** START **
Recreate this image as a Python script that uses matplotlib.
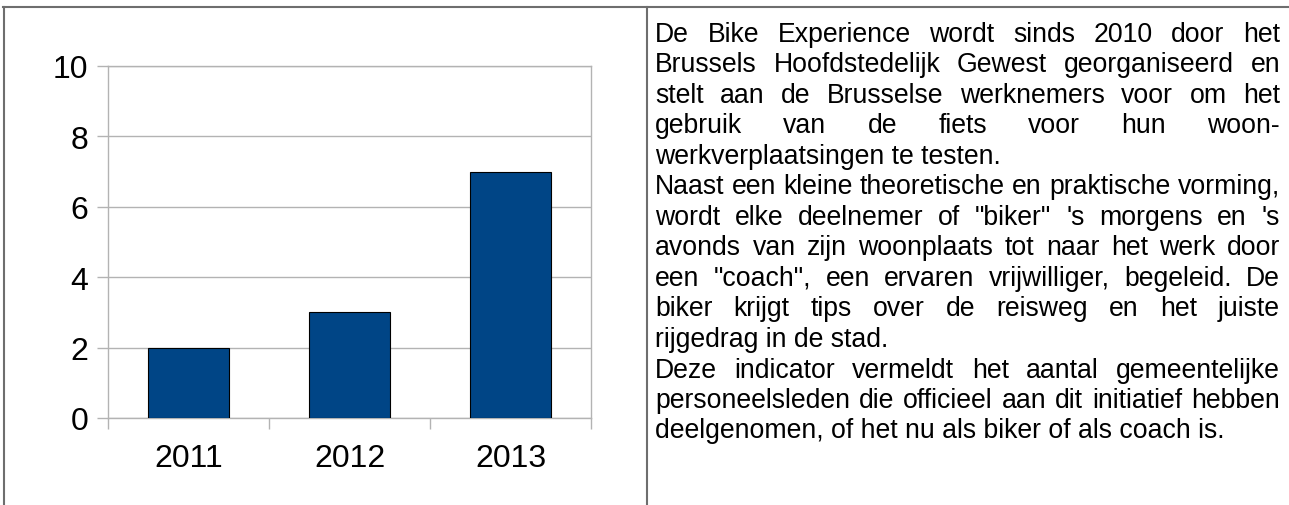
import matplotlib
matplotlib.use('Agg')
import matplotlib.pyplot as plt
from matplotlib.lines import Line2D
from matplotlib.ticker import FixedLocator

plt.rcParams['font.family'] = ['Liberation Sans', 'DejaVu Sans']

# data
jaren = ['2011', '2012', '2013']
deelnemers = [2, 3, 7]
y_ticks = [0, 2, 4, 6, 8, 10]

# text (line, justified?)
tekst = [
    ("De Bike Experience wordt sinds 2010 door het", True),
    ("Brussels Hoofdstedelijk Gewest georganiseerd en", True),
    ("stelt aan de Brusselse werknemers voor om het", True),
    ("gebruik van de fiets voor hun woon-", True),
    ("werkverplaatsingen te testen.", False),
    ("Naast een kleine theoretische en praktische vorming,", True),
    ("wordt elke deelnemer of \"biker\" 's morgens en 's", True),
    ("avonds van zijn woonplaats tot naar het werk door", True),
    ("een \"coach\", een ervaren vrijwilliger, begeleid. De", True),
    ("biker krijgt tips over de reisweg en het juiste", True),
    ("rijgedrag in de stad.", False),
    ("Deze indicator vermeldt het aantal gemeentelijke", True),
    ("personeelsleden die officieel aan dit initiatief hebben", True),
    ("deelgenomen, of het nu als biker of als coach is.", False),
]

W, H = 1289, 506
fig = plt.figure(figsize=(W / 100, H / 100), dpi=100)

# chart area in pixels
left, right, top, bottom = 108, 591, 67, 419
ax = fig.add_axes([left / W, (H - bottom) / H, (right - left) / W, (bottom - top) / H])

x = list(range(len(jaren)))
ax.bar(x, deelnemers, width=0.5, color='#004586', edgecolor='black', linewidth=0.8, zorder=3)
ax.set_xlim(-0.5, len(jaren) - 0.5)
ax.set_ylim(0, 10)
ax.set_yticks(y_ticks)
ax.set_yticklabels([str(v) for v in y_ticks])
ax.set_xticks(x)
ax.set_xticklabels(jaren)
ax.xaxis.set_minor_locator(FixedLocator([i - 0.5 for i in range(len(jaren) + 1)]))
ax.grid(axis='y', color='#b3b3b3', linewidth=1, zorder=0)
for s in ax.spines.values():
    s.set_color('#b3b3b3')
    s.set_linewidth(1)
ax.tick_params(axis='y', length=8, width=1, color='#b3b3b3', labelsize=23, pad=6)
ax.tick_params(axis='x', which='major', length=0, labelsize=23, pad=18)
ax.tick_params(axis='x', which='minor', length=8, width=1, color='#b3b3b3')

# panel borders
border = '#6e6e6e'
fig.add_artist(Line2D([3 / W, 1], [1 - 8 / H, 1 - 8 / H], color=border, lw=1.5))
fig.add_artist(Line2D([4 / W, 4 / W], [0, 1 - 8 / H], color=border, lw=1.5))
fig.add_artist(Line2D([647 / W, 647 / W], [0, 1 - 8 / H], color=border, lw=1.5))

# justified text block
tx0, tx1 = 655, 1280
base0, step = 42, 30.5
fs = 19.2
renderer = fig.canvas.get_renderer()
for i, (regel, uitvullen) in enumerate(tekst):
    yb = 1 - (base0 + i * step) / H
    if not uitvullen:
        fig.text(tx0 / W, yb, regel, fontsize=fs, va='baseline', ha='left')
        continue
    woorden = regel.split(' ')
    objs = [fig.text(0, yb, w, fontsize=fs, va='baseline', ha='left') for w in woorden]
    breedtes = [o.get_window_extent(renderer).width for o in objs]
    gap = (tx1 - tx0 - sum(breedtes)) / (len(woorden) - 1)
    xp = tx0
    for o, b in zip(objs, breedtes):
        o.set_x(xp / W)
        xp += b + gap

fig.savefig('out.png', dpi=100)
** END **
**REQUEST:**
Set the listing down in full and exactly. Pictures within it should not appear in the copy.

**EXERCISE RESPONSE:**
Recreate this image as a Python script that uses matplotlib.
import matplotlib
matplotlib.use('Agg')
import matplotlib.pyplot as plt
from matplotlib.lines import Line2D
from matplotlib.ticker import FixedLocator

plt.rcParams['font.family'] = ['Liberation Sans', 'DejaVu Sans']

# data
jaren = ['2011', '2012', '2013']
deelnemers = [2, 3, 7]
y_ticks = [0, 2, 4, 6, 8, 10]

# text (line, justified?)
tekst = [
    ("De Bike Experience wordt sinds 2010 door het", True),
    ("Brussels Hoofdstedelijk Gewest georganiseerd en", True),
    ("stelt aan de Brusselse werknemers voor om het", True),
    ("gebruik van de fiets voor hun woon-", True),
    ("werkverplaatsingen te testen.", False),
    ("Naast een kleine theoretische en praktische vorming,", True),
    ("wordt elke deelnemer of \"biker\" 's morgens en 's", True),
    ("avonds van zijn woonplaats tot naar het werk door", True),
    ("een \"coach\", een ervaren vrijwilliger, begeleid. De", True),
    ("biker krijgt tips over de reisweg en het juiste", True),
    ("rijgedrag in de stad.", False),
    ("Deze indicator vermeldt het aantal gemeentelijke", True),
    ("personeelsleden die officieel aan dit initiatief hebben", True),
    ("deelgenomen, of het nu als biker of als coach is.", False),
]

W, H = 1289, 506
fig = plt.figure(figsize=(W / 100, H / 100), dpi=100)

# chart area in pixels
left, right, top, bottom = 108, 591, 67, 419
ax = fig.add_axes([left / W, (H - bottom) / H, (right - left) / W, (bottom - top) / H])

x = list(range(len(jaren)))
ax.bar(x, deelnemers, width=0.5, color='#004586', edgecolor='black', linewidth=0.8, zorder=3)
ax.set_xlim(-0.5, len(jaren) - 0.5)
ax.set_ylim(0, 10)
ax.set_yticks(y_ticks)
ax.set_yticklabels([str(v) for v in y_ticks])
ax.set_xticks(x)
ax.set_xticklabels(jaren)
ax.xaxis.set_minor_locator(FixedLocator([i - 0.5 for i in range(len(jaren) + 1)]))
ax.grid(axis='y', color='#b3b3b3', linewidth=1, zorder=0)
for s in ax.spines.values():
    s.set_color('#b3b3b3')
    s.set_linewidth(1)
ax.tick_params(axis='y', length=8, width=1, color='#b3b3b3', labelsize=23, pad=6)
ax.tick_params(axis='x', which='major', length=0, labelsize=23, pad=18)
ax.tick_params(axis='x', which='minor', length=8, width=1, color='#b3b3b3')

# panel borders
border = '#6e6e6e'
fig.add_artist(Line2D([3 / W, 1], [1 - 8 / H, 1 - 8 / H], color=border, lw=1.5))
fig.add_artist(Line2D([4 / W, 4 / W], [0, 1 - 8 / H], color=border, lw=1.5))
fig.add_artist(Line2D([647 / W, 647 / W], [0, 1 - 8 / H], color=border, lw=1.5))

# justified text block
tx0, tx1 = 655, 1280
base0, step = 42, 30.5
fs = 19.2
renderer = fig.canvas.get_renderer()
for i, (regel, uitvullen) in enumerate(tekst):
    yb = 1 - (base0 + i * step) / H
    if not uitvullen:
        fig.text(tx0 / W, yb, regel, fontsize=fs, va='baseline', ha='left')
        continue
    woorden = regel.split(' ')
    objs = [fig.text(0, yb, w, fontsize=fs, va='baseline', ha='left') for w in woorden]
    breedtes = [o.get_window_extent(renderer).width for o in objs]
    gap = (tx1 - tx0 - sum(breedtes)) / (len(woorden) - 1)
    xp = tx0
    for o, b in zip(objs, breedtes):
        o.set_x(xp / W)
        xp += b + gap

fig.savefig('out.png', dpi=100)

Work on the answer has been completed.